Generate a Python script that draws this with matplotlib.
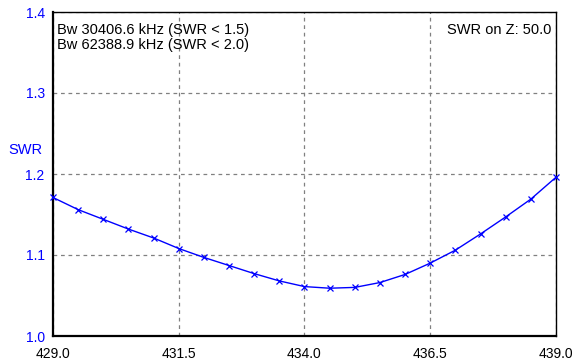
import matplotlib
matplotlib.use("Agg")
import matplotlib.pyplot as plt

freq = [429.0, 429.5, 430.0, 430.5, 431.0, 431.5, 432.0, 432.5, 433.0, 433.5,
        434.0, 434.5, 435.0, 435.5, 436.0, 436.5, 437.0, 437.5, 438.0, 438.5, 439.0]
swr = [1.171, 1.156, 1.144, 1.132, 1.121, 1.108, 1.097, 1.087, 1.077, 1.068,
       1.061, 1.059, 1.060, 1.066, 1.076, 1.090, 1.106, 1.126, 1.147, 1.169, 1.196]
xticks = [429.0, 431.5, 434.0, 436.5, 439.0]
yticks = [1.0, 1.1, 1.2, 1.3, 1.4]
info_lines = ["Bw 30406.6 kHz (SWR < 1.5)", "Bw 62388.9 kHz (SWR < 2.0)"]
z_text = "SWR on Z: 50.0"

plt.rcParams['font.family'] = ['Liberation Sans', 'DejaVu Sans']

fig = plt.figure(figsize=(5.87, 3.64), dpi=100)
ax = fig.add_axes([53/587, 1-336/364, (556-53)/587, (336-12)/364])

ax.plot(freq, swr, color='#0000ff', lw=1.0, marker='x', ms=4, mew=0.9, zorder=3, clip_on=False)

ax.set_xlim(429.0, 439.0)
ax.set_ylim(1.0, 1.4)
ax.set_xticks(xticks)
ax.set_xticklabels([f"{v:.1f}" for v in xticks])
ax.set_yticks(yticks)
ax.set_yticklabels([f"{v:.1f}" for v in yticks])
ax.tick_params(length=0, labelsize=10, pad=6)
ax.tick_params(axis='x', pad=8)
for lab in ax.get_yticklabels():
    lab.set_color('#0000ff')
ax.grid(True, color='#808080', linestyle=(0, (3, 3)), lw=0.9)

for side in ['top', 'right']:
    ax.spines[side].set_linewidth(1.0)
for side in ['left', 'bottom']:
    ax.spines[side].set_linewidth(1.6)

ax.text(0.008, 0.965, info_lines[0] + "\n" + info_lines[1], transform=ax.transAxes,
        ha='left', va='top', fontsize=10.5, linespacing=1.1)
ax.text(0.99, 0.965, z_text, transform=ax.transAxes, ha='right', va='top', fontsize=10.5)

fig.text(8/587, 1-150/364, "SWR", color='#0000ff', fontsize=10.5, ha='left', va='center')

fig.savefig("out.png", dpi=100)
..........
▸ **What this task involves**
Your task is to reproduce exactly the lines from the start of the data above through the line containing "mew=0.9, zorder=3, clip_on=False)", leaving every picture out.

▸ **Solution for this problem**
Generate a Python script that draws this with matplotlib.
import matplotlib
matplotlib.use("Agg")
import matplotlib.pyplot as plt

freq = [429.0, 429.5, 430.0, 430.5, 431.0, 431.5, 432.0, 432.5, 433.0, 433.5,
        434.0, 434.5, 435.0, 435.5, 436.0, 436.5, 437.0, 437.5, 438.0, 438.5, 439.0]
swr = [1.171, 1.156, 1.144, 1.132, 1.121, 1.108, 1.097, 1.087, 1.077, 1.068,
       1.061, 1.059, 1.060, 1.066, 1.076, 1.090, 1.106, 1.126, 1.147, 1.169, 1.196]
xticks = [429.0, 431.5, 434.0, 436.5, 439.0]
yticks = [1.0, 1.1, 1.2, 1.3, 1.4]
info_lines = ["Bw 30406.6 kHz (SWR < 1.5)", "Bw 62388.9 kHz (SWR < 2.0)"]
z_text = "SWR on Z: 50.0"

plt.rcParams['font.family'] = ['Liberation Sans', 'DejaVu Sans']

fig = plt.figure(figsize=(5.87, 3.64), dpi=100)
ax = fig.add_axes([53/587, 1-336/364, (556-53)/587, (336-12)/364])

ax.plot(freq, swr, color='#0000ff', lw=1.0, marker='x', ms=4, mew=0.9, zorder=3, clip_on=False)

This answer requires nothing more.